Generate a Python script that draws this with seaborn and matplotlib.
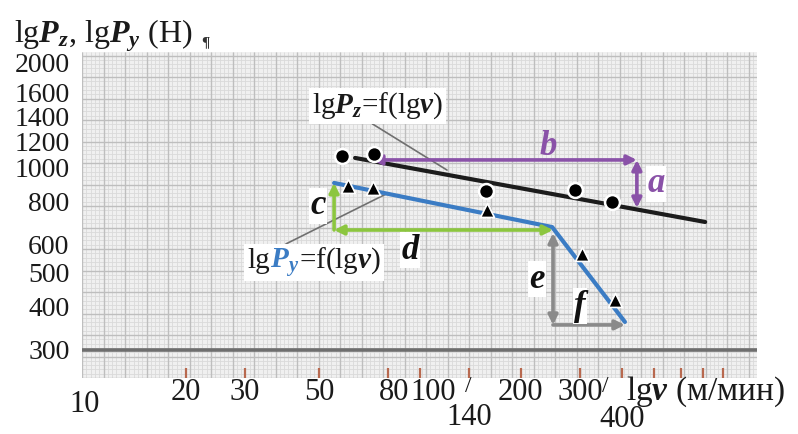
import numpy as np
import pandas as pd
import matplotlib
matplotlib.use("Agg")
import matplotlib.pyplot as plt
import seaborn as sns
from matplotlib.ticker import FixedLocator, NullLocator, NullFormatter
from matplotlib.transforms import offset_copy, IdentityTransform, ScaledTranslation
from matplotlib.patches import Rectangle

sns.set_theme(style="white")
plt.rcParams['font.family'] = ['Liberation Serif', 'DejaVu Serif']
plt.rcParams['mathtext.fontset'] = 'custom'
plt.rcParams['mathtext.rm'] = 'Liberation Serif'
plt.rcParams['mathtext.it'] = 'Liberation Serif:italic'
plt.rcParams['mathtext.bf'] = 'Liberation Serif:bold'
plt.rcParams['mathtext.bfit'] = 'Liberation Serif:italic:bold'

# ---------------- data ----------------
v_pz = [58.5, 72.9, 157, 290, 374]          # cutting speed, m/min
pz = [1079, 1093, 857, 862, 796]            # Pz, N
v_py = [61, 72.5, 158, 305, 382]
py = [885, 873, 755, 565, 417]              # Py, N
fit_pz_v = [64, 710]
fit_pz = [1065, 698]
fit_py_v = [55.4, 248, 409]
fit_py = [903, 675, 361]
y_ticks = [300, 400, 500, 600, 800, 1000, 1200, 1400, 1600, 2000]
x_ticks = [10, 20, 30, 50, 80, 100, 140, 200, 300, 400]
x_marks = [20, 30, 50, 80, 100, 140, 200, 300, 400]
x_marks_minor = [500, 600, 700, 800]

df_pz = pd.DataFrame({"v": v_pz, "P": pz})
df_py = pd.DataFrame({"v": v_py, "P": py})
df_fz = pd.DataFrame({"v": fit_pz_v, "P": fit_pz})
df_fy = pd.DataFrame({"v": fit_py_v, "P": fit_py})

PURPLE = '#8a52a8'
GREEN = '#8cc63f'
BLUE = '#3b7cc4'
GRAY = '#8a8a8a'
INK = '#1a1a1a'

fig = plt.figure(figsize=(7.98, 4.34), dpi=100)
fig.patch.set_facecolor('white')

L, B, W, H = 82 / 798, 1 - 378 / 434, 675 / 798, 326 / 434

# graph-paper background
bg = fig.add_axes([L, B, W, H], zorder=0)
bg.set_xlim(0, 675)
bg.set_ylim(0, 326)
bg.set_facecolor('#f0f0f0')
fine = np.arange(0, 676, 4.3)
fine_h = np.arange(0, 327, 4.3)
bg.vlines(fine, 0, 326, color='#dadada', lw=0.6)
bg.hlines(fine_h, 0, 675, color='#dadada', lw=0.6)
bg.vlines(np.arange(0, 676, 21.5), 0, 326, color='#bebebe', lw=1.0)
bg.hlines(np.arange(0, 327, 21.5), 0, 675, color='#bebebe', lw=1.0)
bg.set_xticks([])
bg.set_yticks([])
for s in bg.spines.values():
    s.set_visible(False)

# main log-log axes
ax = fig.add_axes([L, B, W, H], zorder=1)
ax.set_facecolor('none')
ax.set_xscale('log')
ax.set_yscale('log')
ax.set_xlim(9.796, 1013.8)
ax.set_ylim(249.4, 2142)
for s in ax.spines.values():
    s.set_visible(False)

ax.axhline(300, color='#6e6e6e', lw=2.6, zorder=1)

sns.lineplot(data=df_fz, x="v", y="P", sort=False, color='#1c1c1c', lw=3, ax=ax, zorder=3)
sns.lineplot(data=df_fy, x="v", y="P", sort=False, color=BLUE, lw=3, ax=ax, zorder=3)
sns.scatterplot(data=df_pz, x="v", y="P", marker='o', s=115, color='black',
                edgecolor='white', linewidth=1.8, ax=ax, zorder=5)
sns.scatterplot(data=df_py, x="v", y="P", marker='^', s=100, color='black',
                edgecolor='white', linewidth=1.2, ax=ax, zorder=5)
ax.set_xlabel('')
ax.set_ylabel('')

# ticks
ax.yaxis.set_major_locator(FixedLocator(y_ticks))
ax.yaxis.set_minor_locator(NullLocator())
ax.set_yticklabels([str(t) for t in y_ticks], fontsize=20, color=INK)
ax.tick_params(axis='y', length=0, pad=9)
ax.xaxis.set_major_locator(FixedLocator(x_marks))
ax.xaxis.set_minor_locator(FixedLocator(x_marks_minor))
ax.xaxis.set_minor_formatter(NullFormatter())
ax.tick_params(axis='x', which='both', direction='in', length=7, width=1.6,
               color='#b8694f', bottom=True, labelbottom=False)
# nudge crowded labels apart a little (they sit close in the original as well)
nudge = {1600: 4, 1200: -2}
for val, tk in zip(y_ticks, ax.yaxis.get_major_ticks()):
    if val in nudge:
        tk.label1.set_transform(tk.label1.get_transform() +
                                ScaledTranslation(0, nudge[val] / 100, fig.dpi_scale_trans))

xt = ax.get_xaxis_transform()
lowered = {10: -0.08, 140: -0.12, 400: -0.128}
align = {80: ('right', 22), 100: ('left', -10)}
for v in x_ticks:
    ha, dpx = align.get(v, ('center', 0))
    ax.text(v, lowered.get(v, -0.043), str(v), ha=ha, va='center', fontsize=22, color=INK,
            transform=offset_copy(xt, fig=fig, x=dpx, y=0, units='dots'))
ax.text(139, -0.026, '/', transform=xt, ha='center', va='center', fontsize=17, color=INK)
ax.text(357, -0.026, '/', transform=xt, ha='center', va='center', fontsize=17, color=INK)
ax.text(412, -0.043, r"lg$\mathbfit{v}$ (м/мин)", transform=xt, ha='left', va='center',
        fontsize=24, color=INK)

# axis title
fig.text(14 / 798, 1 - 43 / 434, r"lg$\mathbfit{P}_{\mathbfit{z}}$, lg$\mathbfit{P}_{\mathbfit{y}}$ (H)",
         fontsize=23, va='baseline', ha='left', color=INK)
fig.text(201 / 798, 1 - 46 / 434, '¶', fontsize=11, fontweight='bold', va='baseline', ha='left',
         color='#333333')

# arrows
def arr(p0, p1, color, style):
    ax.annotate('', xy=p1, xytext=p0,
                arrowprops=dict(arrowstyle=style, color=color, lw=2.6, shrinkA=0, shrinkB=0,
                                mutation_scale=14), zorder=4)

arr((71.9, 1051), (444, 1051), PURPLE, '<|-|>')      # b
arr((444, 1051), (444, 766), PURPLE, '<|-|>')        # a
arr((55.4, 662), (55.4, 903), GREEN, '-|>')          # c
arr((249.5, 662), (55.4, 662), GREEN, '<|-|>')       # d
arr((249.5, 649), (249.5, 354), GRAY, '<|-|>')       # e
arr((249.5, 354), (409, 354), GRAY, '-|>')           # f

# leader lines
ax.plot([72.1, 120.4], [1333, 983], color='#707070', lw=1.2, zorder=2)
ax.plot([39.8, 80.3], [604, 845], color='#707070', lw=1.2, zorder=2)

# curve labels
ax.text(74.9, 1500, r"lg$\mathbfit{P}_{\mathbfit{z}}$=f(lg$\mathbfit{v}$)", ha='center', va='center',
        fontsize=21, color=INK, zorder=6,
        bbox=dict(fc='white', ec='none', pad=2))

renderer = fig.canvas.get_renderer()
bx, by = 30.5, 515
parts = [("lg", INK), (r"$\mathbfit{P}_{\mathbfit{y}}$", BLUE), (r"=f(lg$\mathbfit{v}$)", INK)]
dx = 0.0
exts = []
for s, c in parts:
    t = ax.text(bx, by, s, ha='left', va='baseline', fontsize=21, color=c, zorder=7,
                transform=offset_copy(ax.transData, fig=fig, x=dx, y=0, units='dots'))
    e = t.get_window_extent(renderer)
    exts.append(e)
    dx += e.width
x0 = min(e.x0 for e in exts) - 3
x1 = max(e.x1 for e in exts) + 3
y0 = min(e.y0 for e in exts) - 2
y1 = max(e.y1 for e in exts) + 2
ax.add_artist(Rectangle((x0, y0), x1 - x0, y1 - y0, transform=IdentityTransform(),
                        fc='white', ec='none', zorder=6, clip_on=False))

# letter labels
def letter(x, y, s, color, box=True):
    kw = dict(bbox=dict(fc='white', ec='none', pad=1)) if box else {}
    ax.text(x, y, s, ha='center', va='center', fontsize=25, fontstyle='italic',
            fontweight='bold', color=color, zorder=6, **kw)

letter(241, 1150, 'b', PURPLE, box=False)
letter(506, 897, 'a', PURPLE)
letter(49.6, 776, 'c', '#111111')
letter(93.3, 580, 'd', '#111111')
letter(223, 479, 'e', '#111111')
letter(300, 401, 'f', '#111111')

fig.savefig('out.png', dpi=100)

**Do this**
From the first line above down to the line with "INK = '#1a1a1a'", reproduce every line and no others, omitting pictures.

**Answer to the task**
Generate a Python script that draws this with seaborn and matplotlib.
import numpy as np
import pandas as pd
import matplotlib
matplotlib.use("Agg")
import matplotlib.pyplot as plt
import seaborn as sns
from matplotlib.ticker import FixedLocator, NullLocator, NullFormatter
from matplotlib.transforms import offset_copy, IdentityTransform, ScaledTranslation
from matplotlib.patches import Rectangle

sns.set_theme(style="white")
plt.rcParams['font.family'] = ['Liberation Serif', 'DejaVu Serif']
plt.rcParams['mathtext.fontset'] = 'custom'
plt.rcParams['mathtext.rm'] = 'Liberation Serif'
plt.rcParams['mathtext.it'] = 'Liberation Serif:italic'
plt.rcParams['mathtext.bf'] = 'Liberation Serif:bold'
plt.rcParams['mathtext.bfit'] = 'Liberation Serif:italic:bold'

# ---------------- data ----------------
v_pz = [58.5, 72.9, 157, 290, 374]          # cutting speed, m/min
pz = [1079, 1093, 857, 862, 796]            # Pz, N
v_py = [61, 72.5, 158, 305, 382]
py = [885, 873, 755, 565, 417]              # Py, N
fit_pz_v = [64, 710]
fit_pz = [1065, 698]
fit_py_v = [55.4, 248, 409]
fit_py = [903, 675, 361]
y_ticks = [300, 400, 500, 600, 800, 1000, 1200, 1400, 1600, 2000]
x_ticks = [10, 20, 30, 50, 80, 100, 140, 200, 300, 400]
x_marks = [20, 30, 50, 80, 100, 140, 200, 300, 400]
x_marks_minor = [500, 600, 700, 800]

df_pz = pd.DataFrame({"v": v_pz, "P": pz})
df_py = pd.DataFrame({"v": v_py, "P": py})
df_fz = pd.DataFrame({"v": fit_pz_v, "P": fit_pz})
df_fy = pd.DataFrame({"v": fit_py_v, "P": fit_py})

PURPLE = '#8a52a8'
GREEN = '#8cc63f'
BLUE = '#3b7cc4'
GRAY = '#8a8a8a'
INK = '#1a1a1a'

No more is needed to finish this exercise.